Myocytes isolated from rejecting transplanted rat hearts exhibit a nitric oxide-mediated reduction in the calcium current.

During periods of acute rejection, transplanted hearts have increased nitric oxide (NO) production and depressed contractile function. Myocytes isolated from rejecting hearts exhibit parallel increases in NO production and reduced shortening, indicating that the contractile dysfunction of the transplanted heart is intrinsic to the myocytes. We tested the hypothesis that the contractile dysfunction of the rejecting heart is due to an NO-mediated inhibition of the L-type calcium current. Ventricular myocytes isolated from rejecting rat hearts (allografts) expressed inducible nitric oxide synthase (iNOS) and produced substantially more NO than did myocytes isolated from non-rejecting rat hearts (isografts). Aminoguanidine, an inhibitor of iNOS, reduced NO production by allograft myocytes, but was without effect on NO production by isograft myocytes. In the absence of exogenous l -arginine (the precursor of NO), the calcium current was identical in allograft and isograft myocytes.
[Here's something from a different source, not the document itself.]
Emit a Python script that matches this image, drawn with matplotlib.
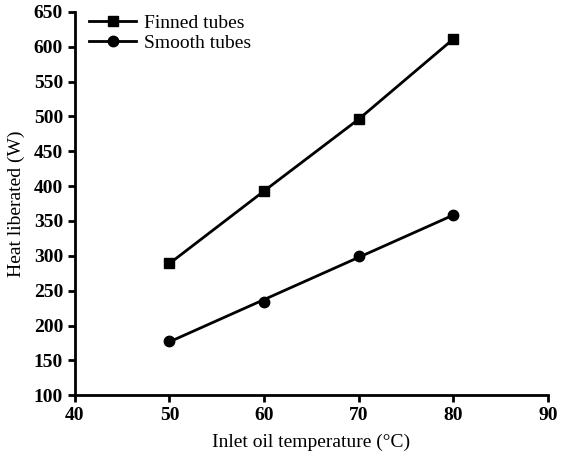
import numpy as np
import matplotlib
matplotlib.use('Agg')
import matplotlib.pyplot as plt

plt.rcParams['font.family'] = ['Liberation Serif', 'DejaVu Serif']

# data
temps = [50, 60, 70, 80]
finned = [289, 393, 496, 611]
smooth = [178, 234, 300, 358]

fig = plt.figure(figsize=(5.63, 4.59), dpi=100)
ax = fig.add_axes([0.133, 0.139, 0.840, 0.835])

ax.plot(temps, finned, '-s', color='black', lw=2, markersize=7.5, label='Finned tubes')

# smooth tubes: points plus straight fitted line
coef = np.polyfit(temps, smooth, 1)
fit = np.polyval(coef, temps)
ax.plot(temps, fit, '-', color='black', lw=2)
ax.plot(temps, smooth, 'o', color='black', markersize=7.5)
ax.plot([], [], '-o', color='black', lw=2, markersize=7.5, label='Smooth tubes')

ax.set_xlim(40, 90)
ax.set_ylim(100, 650)
ax.set_xticks(range(40, 91, 10))
ax.set_yticks(range(100, 651, 50))

for s in ['top', 'right']:
    ax.spines[s].set_visible(False)
for s in ['left', 'bottom']:
    ax.spines[s].set_linewidth(2)
ax.tick_params(width=2, length=5, labelsize=14, direction='out')
for lab in ax.get_xticklabels() + ax.get_yticklabels():
    lab.set_fontweight('bold')

ax.set_xlabel('Inlet oil temperature (°C)', fontsize=14, labelpad=7)
ax.set_ylabel('Heat liberated (W)', fontsize=14, labelpad=6)

ax.legend(loc='upper left', frameon=False, fontsize=14, handlelength=2.4,
          borderaxespad=0.1, labelspacing=0.15, handletextpad=0.4,
          bbox_to_anchor=(0.01, 1.02))

fig.savefig('out.png', dpi=100)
In the presence of l -arginine, the calcium current was reduced in allograft myocytes compared to isograft myocytes. Superfusion of the myocytes with either aminoguanidine or KT5823 (an inhibitor of the cyclic GMP-dependent protein kinase) reversed the depression of the calcium current in allograft myocytes, but neither inhibitor had an effect on calcium current in isograft myocytes. These results indicate that increased production of NO by myocytes isolated from rejecting hearts leads to a reduction in the calcium current. This mechanism may contribute substantially to the contractile dysfunction of rejecting transplanted hearts.